**Set task**
Nothing beyond the line containing "shares = [round(100" is to be printed; print exactly each line from the start of the records below through that line, leaving out pictures.

**Extracted entries**

--- begin ---

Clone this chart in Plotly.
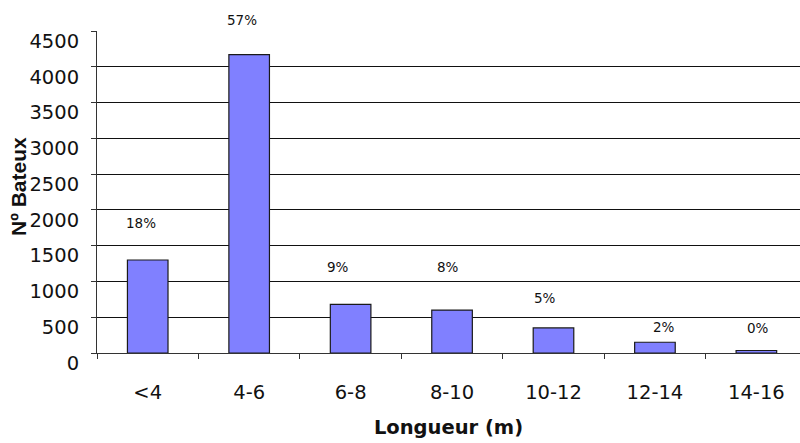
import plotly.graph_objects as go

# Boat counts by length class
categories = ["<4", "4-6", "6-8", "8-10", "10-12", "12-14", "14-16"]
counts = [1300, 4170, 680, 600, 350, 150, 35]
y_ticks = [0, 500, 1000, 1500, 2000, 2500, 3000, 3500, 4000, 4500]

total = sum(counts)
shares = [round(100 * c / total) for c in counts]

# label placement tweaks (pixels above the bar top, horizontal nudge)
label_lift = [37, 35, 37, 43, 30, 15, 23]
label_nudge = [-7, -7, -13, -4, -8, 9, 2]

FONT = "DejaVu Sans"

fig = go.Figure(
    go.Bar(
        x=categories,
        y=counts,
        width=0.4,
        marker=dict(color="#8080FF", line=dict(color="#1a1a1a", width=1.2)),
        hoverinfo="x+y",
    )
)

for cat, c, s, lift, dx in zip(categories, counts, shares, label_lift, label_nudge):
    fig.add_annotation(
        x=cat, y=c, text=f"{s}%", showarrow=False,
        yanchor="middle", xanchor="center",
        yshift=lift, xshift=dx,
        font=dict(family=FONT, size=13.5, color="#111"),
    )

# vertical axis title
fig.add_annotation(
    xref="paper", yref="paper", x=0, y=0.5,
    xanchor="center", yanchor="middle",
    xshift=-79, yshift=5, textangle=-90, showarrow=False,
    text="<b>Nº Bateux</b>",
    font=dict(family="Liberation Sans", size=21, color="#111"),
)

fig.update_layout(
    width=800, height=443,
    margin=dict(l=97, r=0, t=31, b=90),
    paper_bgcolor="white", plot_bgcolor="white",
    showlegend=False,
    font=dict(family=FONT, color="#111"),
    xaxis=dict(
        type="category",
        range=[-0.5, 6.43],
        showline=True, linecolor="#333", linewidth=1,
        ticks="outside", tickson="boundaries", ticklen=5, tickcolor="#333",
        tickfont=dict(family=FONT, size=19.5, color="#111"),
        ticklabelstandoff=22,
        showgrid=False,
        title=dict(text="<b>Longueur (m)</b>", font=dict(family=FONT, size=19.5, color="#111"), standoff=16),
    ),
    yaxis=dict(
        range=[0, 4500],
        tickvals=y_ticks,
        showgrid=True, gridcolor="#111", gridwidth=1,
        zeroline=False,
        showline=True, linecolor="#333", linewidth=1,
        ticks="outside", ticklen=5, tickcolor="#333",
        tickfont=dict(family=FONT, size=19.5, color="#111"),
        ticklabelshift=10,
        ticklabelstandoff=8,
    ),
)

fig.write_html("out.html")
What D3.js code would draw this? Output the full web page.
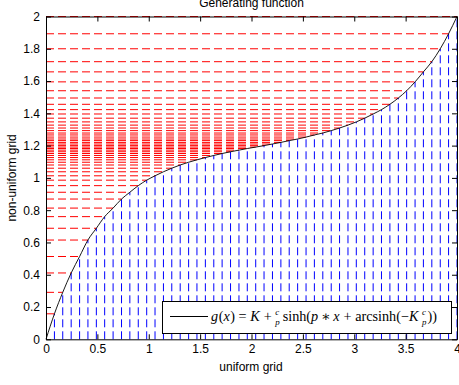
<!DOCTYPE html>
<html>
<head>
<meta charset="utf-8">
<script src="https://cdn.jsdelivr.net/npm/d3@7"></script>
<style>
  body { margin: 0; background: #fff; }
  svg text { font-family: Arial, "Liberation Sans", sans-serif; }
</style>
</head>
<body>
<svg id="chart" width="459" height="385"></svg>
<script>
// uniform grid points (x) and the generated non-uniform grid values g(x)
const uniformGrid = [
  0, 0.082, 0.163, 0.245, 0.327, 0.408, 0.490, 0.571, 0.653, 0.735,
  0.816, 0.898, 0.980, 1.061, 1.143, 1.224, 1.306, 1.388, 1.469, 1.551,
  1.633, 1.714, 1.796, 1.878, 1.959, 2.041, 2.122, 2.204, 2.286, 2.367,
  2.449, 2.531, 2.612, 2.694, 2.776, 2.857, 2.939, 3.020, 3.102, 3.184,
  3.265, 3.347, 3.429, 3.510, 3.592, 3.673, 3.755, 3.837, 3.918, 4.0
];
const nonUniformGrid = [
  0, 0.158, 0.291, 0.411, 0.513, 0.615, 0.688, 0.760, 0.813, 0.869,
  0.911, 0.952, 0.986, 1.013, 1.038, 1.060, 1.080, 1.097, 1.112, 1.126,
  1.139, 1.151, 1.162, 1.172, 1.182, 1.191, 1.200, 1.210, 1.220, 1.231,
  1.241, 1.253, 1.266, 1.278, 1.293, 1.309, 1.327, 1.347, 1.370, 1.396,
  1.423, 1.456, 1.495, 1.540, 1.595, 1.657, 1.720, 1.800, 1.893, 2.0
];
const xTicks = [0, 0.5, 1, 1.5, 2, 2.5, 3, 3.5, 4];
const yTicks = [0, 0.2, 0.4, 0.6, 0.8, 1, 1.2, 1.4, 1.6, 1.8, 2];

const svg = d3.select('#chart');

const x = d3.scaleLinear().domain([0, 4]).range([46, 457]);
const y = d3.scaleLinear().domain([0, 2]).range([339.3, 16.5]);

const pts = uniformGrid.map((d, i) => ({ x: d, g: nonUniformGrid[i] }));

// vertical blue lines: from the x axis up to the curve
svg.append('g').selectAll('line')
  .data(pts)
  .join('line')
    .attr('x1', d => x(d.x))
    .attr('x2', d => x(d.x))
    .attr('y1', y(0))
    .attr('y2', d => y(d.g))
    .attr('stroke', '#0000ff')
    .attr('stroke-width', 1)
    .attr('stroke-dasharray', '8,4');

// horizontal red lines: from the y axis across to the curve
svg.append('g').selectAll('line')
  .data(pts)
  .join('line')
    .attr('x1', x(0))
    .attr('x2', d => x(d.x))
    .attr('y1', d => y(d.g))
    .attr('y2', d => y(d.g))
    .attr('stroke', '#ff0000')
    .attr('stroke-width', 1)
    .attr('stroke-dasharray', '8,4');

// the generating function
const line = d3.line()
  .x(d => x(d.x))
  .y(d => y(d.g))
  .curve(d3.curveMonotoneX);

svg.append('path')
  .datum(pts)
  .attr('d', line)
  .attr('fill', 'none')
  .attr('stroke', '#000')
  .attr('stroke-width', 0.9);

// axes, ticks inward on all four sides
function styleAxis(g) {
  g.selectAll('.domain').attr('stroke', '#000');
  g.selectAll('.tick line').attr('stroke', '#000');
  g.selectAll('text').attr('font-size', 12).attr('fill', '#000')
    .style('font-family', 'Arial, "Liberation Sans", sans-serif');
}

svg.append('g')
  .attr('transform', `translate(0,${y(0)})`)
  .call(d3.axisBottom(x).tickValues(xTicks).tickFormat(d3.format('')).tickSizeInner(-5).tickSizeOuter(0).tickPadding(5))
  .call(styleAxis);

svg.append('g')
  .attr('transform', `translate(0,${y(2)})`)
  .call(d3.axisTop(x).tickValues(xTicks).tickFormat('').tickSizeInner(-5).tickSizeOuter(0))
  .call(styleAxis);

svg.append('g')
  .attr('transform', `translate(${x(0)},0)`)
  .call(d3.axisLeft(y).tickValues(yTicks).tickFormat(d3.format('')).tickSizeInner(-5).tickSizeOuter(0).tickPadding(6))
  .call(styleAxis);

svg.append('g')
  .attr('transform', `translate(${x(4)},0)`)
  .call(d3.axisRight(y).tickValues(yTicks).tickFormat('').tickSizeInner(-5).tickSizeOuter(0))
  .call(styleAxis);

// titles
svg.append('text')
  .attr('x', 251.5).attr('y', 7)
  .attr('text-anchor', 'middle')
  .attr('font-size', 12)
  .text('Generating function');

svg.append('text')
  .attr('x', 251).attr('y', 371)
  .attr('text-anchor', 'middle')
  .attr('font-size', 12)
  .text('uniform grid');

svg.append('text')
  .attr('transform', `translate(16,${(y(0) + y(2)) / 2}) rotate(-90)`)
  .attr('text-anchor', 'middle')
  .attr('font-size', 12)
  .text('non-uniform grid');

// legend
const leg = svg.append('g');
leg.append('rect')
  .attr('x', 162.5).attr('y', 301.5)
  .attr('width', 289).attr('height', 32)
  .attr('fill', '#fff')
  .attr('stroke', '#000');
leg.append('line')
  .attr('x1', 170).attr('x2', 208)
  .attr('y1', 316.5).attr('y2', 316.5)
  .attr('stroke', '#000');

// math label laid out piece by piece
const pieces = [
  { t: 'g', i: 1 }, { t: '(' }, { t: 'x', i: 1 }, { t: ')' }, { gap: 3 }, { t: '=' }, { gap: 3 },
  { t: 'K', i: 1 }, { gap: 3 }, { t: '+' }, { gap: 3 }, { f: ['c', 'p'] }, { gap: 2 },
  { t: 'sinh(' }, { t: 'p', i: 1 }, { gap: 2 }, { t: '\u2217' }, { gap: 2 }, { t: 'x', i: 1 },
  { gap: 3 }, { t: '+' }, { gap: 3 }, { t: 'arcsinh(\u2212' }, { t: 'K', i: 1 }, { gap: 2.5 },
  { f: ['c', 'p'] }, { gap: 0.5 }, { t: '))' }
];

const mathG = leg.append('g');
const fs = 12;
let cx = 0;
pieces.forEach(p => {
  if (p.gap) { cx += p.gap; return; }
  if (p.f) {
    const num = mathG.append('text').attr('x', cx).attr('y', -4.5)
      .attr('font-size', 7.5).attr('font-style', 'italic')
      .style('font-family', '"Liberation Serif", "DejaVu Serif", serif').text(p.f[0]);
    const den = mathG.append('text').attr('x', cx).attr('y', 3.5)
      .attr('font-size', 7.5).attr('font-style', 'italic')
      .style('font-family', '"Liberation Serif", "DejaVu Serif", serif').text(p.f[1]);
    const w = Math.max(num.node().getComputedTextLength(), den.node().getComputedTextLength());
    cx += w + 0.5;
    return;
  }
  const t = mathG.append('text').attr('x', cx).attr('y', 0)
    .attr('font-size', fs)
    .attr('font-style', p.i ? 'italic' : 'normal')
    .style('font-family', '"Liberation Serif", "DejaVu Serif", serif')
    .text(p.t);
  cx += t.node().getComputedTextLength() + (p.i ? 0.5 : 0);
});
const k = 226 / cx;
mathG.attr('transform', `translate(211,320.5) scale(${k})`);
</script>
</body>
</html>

--- end ---

**Finished exercise**
Clone this chart in Plotly.
import plotly.graph_objects as go

# Boat counts by length class
categories = ["<4", "4-6", "6-8", "8-10", "10-12", "12-14", "14-16"]
counts = [1300, 4170, 680, 600, 350, 150, 35]
y_ticks = [0, 500, 1000, 1500, 2000, 2500, 3000, 3500, 4000, 4500]

total = sum(counts)
shares = [round(100 * c / total) for c in counts]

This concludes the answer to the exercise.